Neue Widmung: Von der Wohnung zur Praxis und zurück
Von Ursula Horvath
Man sitzt beim Arzt im Wartezimmer und stellt sich vor, was für eine tolle Wohnung diese Räumlichkeiten abgeben würden. Hier stünde die Couch, dort der Fernseher. Im Untersuchungsraum wäre das Schlafzimmer und im Besprechungsraum der Essplatz. Tatsächlich eignen sich viele Objekte sowohl zum Wohnen als auch zum Arbeiten – ob als Ordination, Büro oder Geschäftslokal. Wenn die Widmung stimmt.
Wartezimmer statt Wohnraum
Der Wohnungseigentumsvertrag
Ob Räumlichkeiten als Wohnung, Geschäftslokal, Ordination oder Büro gewidmet sind, steht im Wohnungseigentumsvertrag. "Grundsätzlich ist jeder Eigentümer zu Änderungen an seinem Objekt berechtigt – einschließlich einer neuen Widmung", erklärt Nicole Neugebauer-Herl von nmh2 Rechtsanwälte. "Das WEG beschränkt jedoch diesen Anspruch – je nachdem wie stark in die Rechte des Einzelnen oder der Gemeinschaft eingegriffen wird."
Wurde festgehalten, dass die Objekte ausschließlich zu Wohnzwecken verwendet werden dürfen, ist übrigens auch die Nutzung als Arztpraxis genehmigungspflichtig. "Erlaubt der Vertrag die Ausübung geschäftlicher Tätigkeiten, die üblicherweise in Wohnungen ausgeübt werden, so ist nach der aktuellen Rechtsprechung die Nutzung als Ordination eines praktischen Arztes oder als Heilmasseur-Praxis gar keine Widmungsänderung und bedarf daher auch keiner Genehmigung", sagt Neugebauer-Herl.
Vom Büro zur Wohnung
In die andere Richtung braucht man für eine Umwidmung ebenfalls die Zustimmung aller übrigen Eigentümer.

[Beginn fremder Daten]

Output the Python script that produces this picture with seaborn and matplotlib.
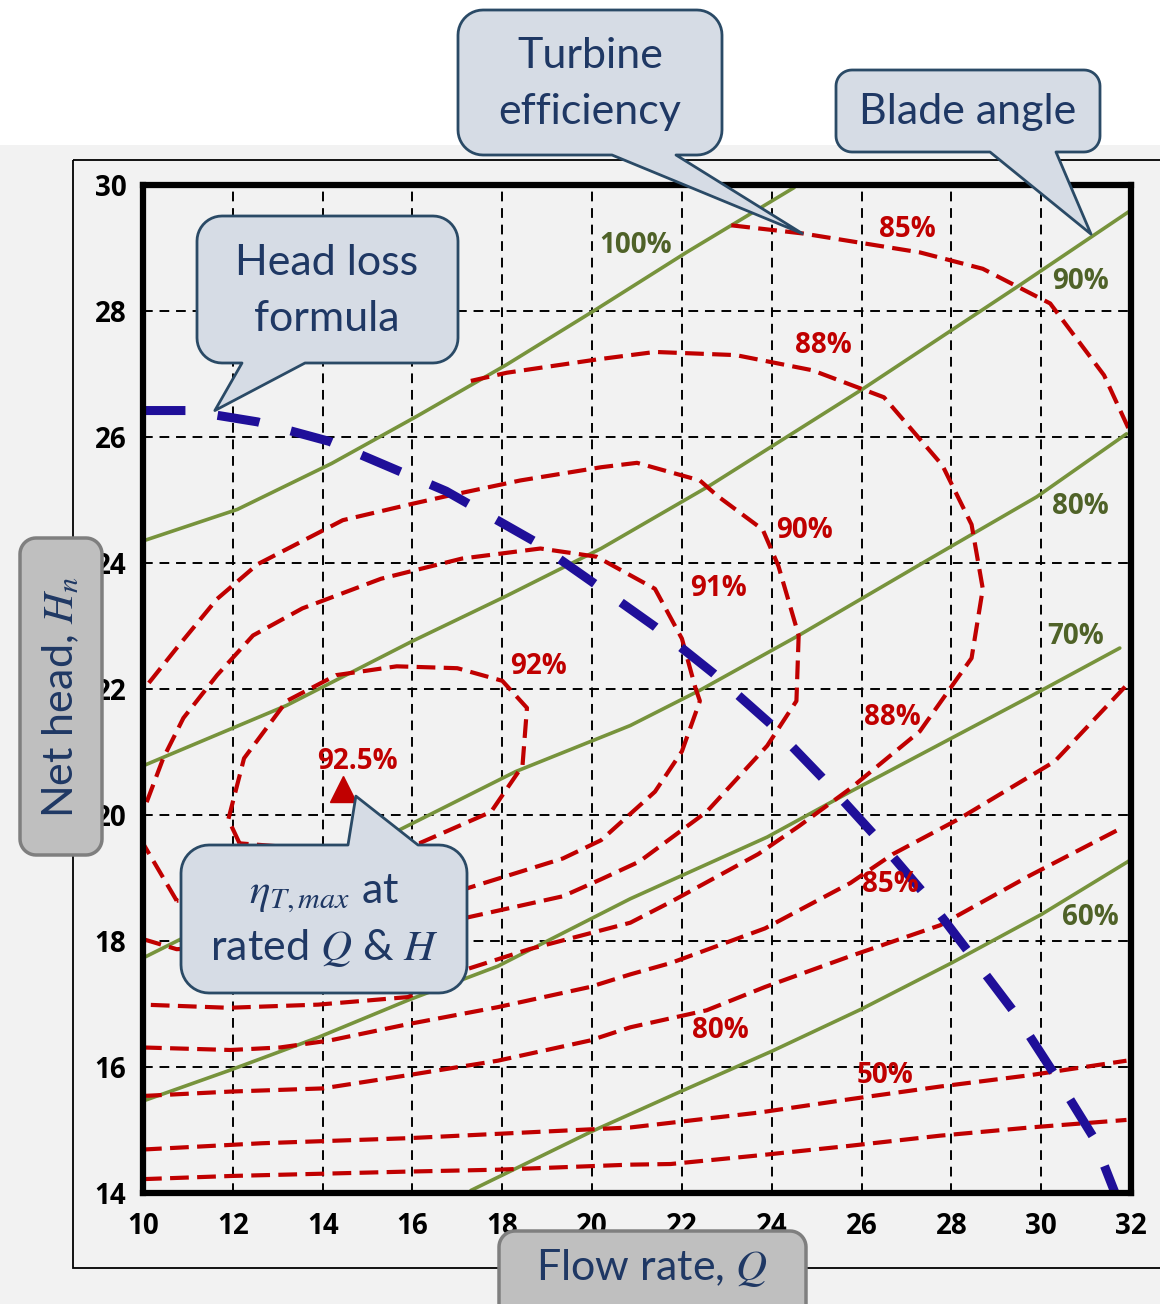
import numpy as np
import matplotlib
matplotlib.use("Agg")
import matplotlib.pyplot as plt
from matplotlib.patches import Polygon, Rectangle
import seaborn as sns

# ----------------- DATA -----------------
x_ticks = [10, 12, 14, 16, 18, 20, 22, 24, 26, 28, 30, 32]
y_ticks = [14, 16, 18, 20, 22, 24, 26, 28, 30]

# blade angle lines (green, solid)
blade100_q = [10.0, 12.1, 14.2, 16.1, 18.1, 20.1, 22.1, 24.5]
blade100_h = [24.35, 24.85, 25.58, 26.33, 27.15, 28.03, 28.93, 29.96]
blade90_q = [10.0, 13.2, 16.0, 18.1, 20.2, 22.6, 26.0, 29.5, 32.0]
blade90_h = [20.78, 21.74, 22.76, 23.48, 24.23, 25.22, 26.75, 28.40, 29.60]
blade80_q = [10.0, 15.7, 18.3, 20.85, 22.4, 24.6, 27.6, 29.9, 31.9]
blade80_h = [17.73, 19.76, 20.69, 21.42, 21.98, 22.85, 24.10, 25.05, 26.05]
blade70_q = [10.0, 11.9, 13.9, 15.9, 17.9, 20.85, 23.9, 25.75, 29.7, 31.75]
blade70_h = [15.46, 15.94, 16.47, 17.06, 17.60, 18.67, 19.65, 20.37, 21.86, 22.65]
blade60_q = [17.3, 20.0, 22.0, 24.0, 26.0, 28.0, 30.0, 32.0]
blade60_h = [14.04, 14.98, 15.62, 16.25, 16.92, 17.65, 18.42, 19.29]

# turbine efficiency contours (red, dashed)
eff85_top_q = [23.1, 24.7, 26.0, 27.3, 28.7, 30.2, 31.4, 32.0]
eff85_top_h = [29.36, 29.23, 29.08, 28.93, 28.67, 28.12, 26.98, 26.05]
eff88_q = [17.3, 18.1, 20.1, 21.4, 23.2, 24.9, 26.5, 27.8, 28.45, 28.7, 28.45, 27.3,
           25.75, 24.6, 23.7, 21.75, 20.85, 18.6, 17.2, 15.9, 13.9, 11.9, 10.0]
eff88_h = [26.89, 27.02, 27.23, 27.35, 27.30, 27.06, 26.63, 25.55, 24.61, 23.59, 22.49, 21.33,
           20.42, 19.82, 19.38, 18.62, 18.29, 17.87, 17.55, 17.11, 16.99, 16.94, 16.99]
eff90_q = [10.0, 10.75, 14.0, 17.2, 19.35, 20.2, 21.05, 22.55, 23.9, 24.55, 24.6, 24.15, 23.8,
           22.8, 22.4, 21.0, 20.2, 18.4, 16.75, 16.0, 14.45, 12.55, 11.65, 10.75, 10.0]
eff90_h = [18.03, 17.87, 18.0, 18.37, 18.71, 18.98, 19.26, 20.05, 21.10, 21.81, 22.85, 23.95, 24.53,
           25.06, 25.31, 25.59, 25.52, 25.31, 25.06, 24.94, 24.68, 23.98, 23.43, 22.65, 21.98]
eff91_q = [10.75, 10.0, 10.0, 10.45, 10.9, 11.65, 12.45, 13.55, 15.3, 17.1, 18.85, 20.1,
           21.4, 22.0, 22.3, 22.4, 22.0, 21.4, 20.2, 19.35, 17.1, 14.2, 10.75]
eff91_h = [18.64, 19.55, 20.05, 20.90, 21.54, 22.22, 22.85, 23.28, 23.75, 24.07, 24.23, 24.10,
           23.59, 22.80, 22.02, 21.81, 21.01, 20.37, 19.60, 19.31, 18.81, 18.67, 18.64]
eff92_q = [12.15, 11.9, 12.25, 13.2, 14.3, 15.65, 17.0, 18.0, 18.55, 18.45, 17.75, 16.15, 14.15, 12.15]
eff92_h = [19.55, 19.93, 20.90, 21.81, 22.22, 22.36, 22.33, 22.13, 21.70, 20.78, 20.05, 19.55, 19.44, 19.55]
eff85_low_q = [10.0, 11.95, 13.05, 14.15, 15.9, 17.9, 19.95, 20.85, 21.75, 23.85, 25.75, 26.7, 28.15, 30.3, 31.9]
eff85_low_h = [16.31, 16.27, 16.31, 16.42, 16.68, 16.95, 17.27, 17.47, 17.65, 18.20, 18.92, 19.38, 19.93, 20.85, 22.06]
eff80_q = [10.0, 11.95, 14.0, 15.9, 17.9, 19.95, 20.85, 22.55, 23.85, 25.75, 27.75, 29.75, 31.7]
eff80_h = [15.54, 15.61, 15.66, 15.87, 16.10, 16.42, 16.63, 16.90, 17.27, 17.76, 18.25, 19.04, 19.76]
eff50_q = [10.0, 12.65, 15.9, 19.95, 20.85, 23.75, 25.75, 27.75, 29.75, 31.9]
eff50_h = [14.69, 14.79, 14.87, 15.01, 15.04, 15.28, 15.49, 15.69, 15.87, 16.10]
eff_low_q = [10.0, 11.95, 15.9, 17.9, 20.85, 21.75, 23.75, 25.75, 27.75, 29.75, 31.9]
eff_low_h = [14.22, 14.27, 14.34, 14.37, 14.45, 14.46, 14.60, 14.75, 14.91, 15.04, 15.16]

# head loss curve (blue, long dashes)
headloss_q = [10.0, 11.0, 12.55, 14.15, 16.75, 18.7, 20.0, 21.4, 22.7, 23.95, 25.1, 26.25,
              27.35, 28.4, 29.4, 30.3, 31.15, 31.7]
headloss_h = [26.42, 26.42, 26.24, 25.93, 25.14, 24.35, 23.70, 22.99, 22.25, 21.46, 20.61, 19.71,
              18.79, 17.81, 16.87, 15.88, 14.90, 13.90]

# best efficiency point
bep_q = [14.45]
bep_h = [20.42]

# contour labels
red_labels = ["85%", "88%", "90%", "91%", "92%", "92.5%", "88%", "85%", "80%", "50%"]
red_label_q = [27.02, 25.14, 24.74, 22.81, 18.80, 14.77, 26.68, 26.64, 22.85, 26.53]
red_label_h = [29.30, 27.45, 24.51, 23.59, 22.36, 20.85, 21.54, 18.89, 16.58, 15.87]
green_labels = ["100%", "90%", "80%", "70%", "60%"]
green_label_q = [20.96, 30.87, 30.87, 30.76, 31.09]
green_label_h = [29.04, 28.47, 24.89, 22.84, 18.37]

# ----------------- STYLE -----------------
RED = "#c00000"
GREEN = "#77933c"
GREEN_TXT = "#4f6228"
BLUE = "#1f0f99"
NAVY = "#1f3864"
BG = "#f2f2f2"
BOLD_FONT = ["Open Sans", "Noto Sans", "DejaVu Sans"]

sns.set_theme(style="white")
plt.rcParams["font.family"] = ["Lato", "DejaVu Sans"]
plt.rcParams["mathtext.fontset"] = "stix"

W, H = 1160, 1304
fig = plt.figure(figsize=(W / 100, H / 100), dpi=100)
fig.patch.set_facecolor("white")

# ----------------- BACKGROUND -----------------
bg = fig.add_axes([0, 0, 1, 1], zorder=0)
bg.set_xlim(0, W)
bg.set_ylim(H, 0)
bg.axis("off")
bg.add_patch(Rectangle((0, 145), W, H - 145, fc=BG, ec="none"))
bg.add_patch(Rectangle((73, 160), W, 1108, fc="none", ec="black", lw=1.3))

# ----------------- MAIN AXES -----------------
ax = fig.add_axes([143 / W, 1 - 1193 / H, (1131 - 143) / W, (1193 - 185) / H], zorder=1)
ax.set_facecolor(BG)

green_lines = [(blade100_q, blade100_h), (blade90_q, blade90_h), (blade80_q, blade80_h),
               (blade70_q, blade70_h), (blade60_q, blade60_h)]
for q, h in green_lines:
    sns.lineplot(x=q, y=h, sort=False, estimator=None, color=GREEN, lw=2.6, ax=ax, zorder=2)

red_lines = [(eff85_top_q, eff85_top_h), (eff88_q, eff88_h), (eff90_q, eff90_h),
             (eff91_q, eff91_h), (eff92_q, eff92_h), (eff85_low_q, eff85_low_h),
             (eff80_q, eff80_h), (eff50_q, eff50_h), (eff_low_q, eff_low_h)]
for q, h in red_lines:
    sns.lineplot(x=q, y=h, sort=False, estimator=None, color=RED, lw=3.0,
                 linestyle=(0, (4.5, 2.0)), ax=ax, zorder=3)

sns.lineplot(x=headloss_q, y=headloss_h, sort=False, estimator=None, color=BLUE, lw=6.5,
             linestyle=(0, (4.7, 3.6)), ax=ax, zorder=4)
ax.plot(bep_q, bep_h, marker="^", color=RED, markersize=19, ls="none", zorder=5)

for txt, q, h in zip(red_labels, red_label_q, red_label_h):
    ax.text(q, h, txt, color=RED, fontsize=20, fontweight="bold", family=BOLD_FONT,
            ha="center", va="center", zorder=6)
for txt, q, h in zip(green_labels, green_label_q, green_label_h):
    ax.text(q, h, txt, color=GREEN_TXT, fontsize=20, fontweight="bold", family=BOLD_FONT,
            ha="center", va="center", zorder=6)

ax.set_xlim(10, 32)
ax.set_ylim(14, 30)
ax.set_xticks(x_ticks)
ax.set_yticks(y_ticks)
ax.set_xticklabels([str(t) for t in x_ticks], fontweight="bold", family=BOLD_FONT)
ax.set_yticklabels([str(t) for t in y_ticks], fontweight="bold", family=BOLD_FONT)
ax.tick_params(length=0, labelsize=20, labelcolor="black")
ax.tick_params(axis="x", pad=14)
ax.tick_params(axis="y", pad=12)
ax.set_xlabel("")
ax.set_ylabel("")
ax.set_axisbelow(True)
ax.grid(True, color="black", lw=1.4, linestyle=(0, (5, 3.5)))
for s in ax.spines.values():
    s.set_visible(True)
    s.set_color("black")
    s.set_linewidth(4.5)
    s.set_capstyle("projecting")
    s.set_zorder(7)

# ----------------- CALLOUTS -----------------
ov = fig.add_axes([0, 0, 1, 1], zorder=5)
ov.set_xlim(0, W)
ov.set_ylim(H, 0)
ov.axis("off")
ov.patch.set_alpha(0)


def to_px(q, h):
    """data point on the main axes -> overlay pixel coords"""
    return tuple(ov.transData.inverted().transform(ax.transData.transform((q, h))))


def callout(x0, y0, x1, y1, r, side=None, base=None, tip=None,
            fc="#d6dce5", ec="#2a4a66", lw=2.0):
    pts = []

    def arc(cx, cy, a0, a1):
        for a in np.radians(np.linspace(a0, a1, 12)):
            pts.append((cx + r * np.cos(a), cy + r * np.sin(a)))

    if side == "top":
        pts.extend([(base[0], y0), tip, (base[1], y0)])
    arc(x1 - r, y0 + r, -90, 0)
    arc(x1 - r, y1 - r, 0, 90)
    if side == "bottom":
        pts.extend([(base[1], y1), tip, (base[0], y1)])
    arc(x0 + r, y1 - r, 90, 180)
    arc(x0 + r, y0 + r, 180, 270)
    ov.add_patch(Polygon(pts, closed=True, fc=fc, ec=ec, lw=lw, joinstyle="round"))


FS = 31
callout(458, 10, 722, 155, 25, "bottom", (612, 676), to_px(24.68, 29.23))
ov.text(590, 84, "Turbine\nefficiency", color=NAVY, fontsize=FS, ha="center", va="center", linespacing=1.6)

callout(836, 70, 1100, 152, 16, "bottom", (990, 1056), to_px(31.11, 29.22))
ov.text(968, 112, "Blade angle", color=NAVY, fontsize=FS, ha="center", va="center")

callout(197, 216, 458, 363, 25, "bottom", (242, 305), to_px(11.6, 26.42))
ov.text(327, 291, "Head loss\nformula", color=NAVY, fontsize=FS, ha="center", va="center", linespacing=1.6)

callout(181, 845, 467, 993, 28, "top", (348, 418), to_px(14.74, 20.3))
ov.text(324, 921, "$\\eta_{T,max}$ at\nrated $Q$ & $H$", color=NAVY, fontsize=FS,
        ha="center", va="center", linespacing=1.35)

# axis label boxes
callout(20, 538, 102, 855, 16, fc="#bfbfbf", ec="#7f7f7f", lw=2.5)
ov.text(61, 697, "Net head, $H_n$", color=NAVY, fontsize=FS, rotation=90, ha="center", va="center")
callout(499, 1231, 806, 1340, 16, fc="#bfbfbf", ec="#7f7f7f", lw=2.5)
ov.text(652, 1268, "Flow rate, $Q$", color=NAVY, fontsize=FS, ha="center", va="center")

fig.savefig("out.png", dpi=100, facecolor=fig.get_facecolor())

Da allerdings bei der Umwandlung von einer Praxis oder einem Geschäftslokal in eine Wohnung wohl kaum mit vermehrtem Lärm und ähnlichem zu rechnen ist, ist das für gewöhnlich der einfachere Weg.
"Ein Einwand wäre höchstens denkbar wenn der änderungswillige Eigentümer nach erfolgter Umwidmung auch eine Neufestsetzung der Nutzwerte begehren würde", erklärt Neugebauer-Herl. "Da nämlich der Nutzwert einer Wohnung meist geringer ausfällt als der eines Geschäftsraumes, wären die übrigen Besitzer insofern beeinträchtigt, als sich eine Umverteilung bei der Kostenaufteilung ergeben könnte. Ob dies letztlich als wesentliche Beeinträchtigung gilt, scheint aber eher fraglich."
Ein Kündigungsgrund?
Mieter haben auf die Widmung keinen Einfluss. In den meisten Verträgen ist festgehalten, dass die Räumlichkeiten ausschließlich zu Wohnzwecken genützt werden dürfen. Dennoch gibt es viele Mieter, die zu hause auch arbeiten. Wer in aller Ruhe am Schreibtisch sitzt und damit keinen stört, braucht auch niemanden um Erlaubnis zu fragen. Anders sieht es aus, wenn es regelmäßigen Kunden- oder Patientenkontakt gibt. Wer also zum Beispiel vorhat, einen Raum als Psychotherapie-Praxis zu nutzen sollte dies vertraglich vereinbaren.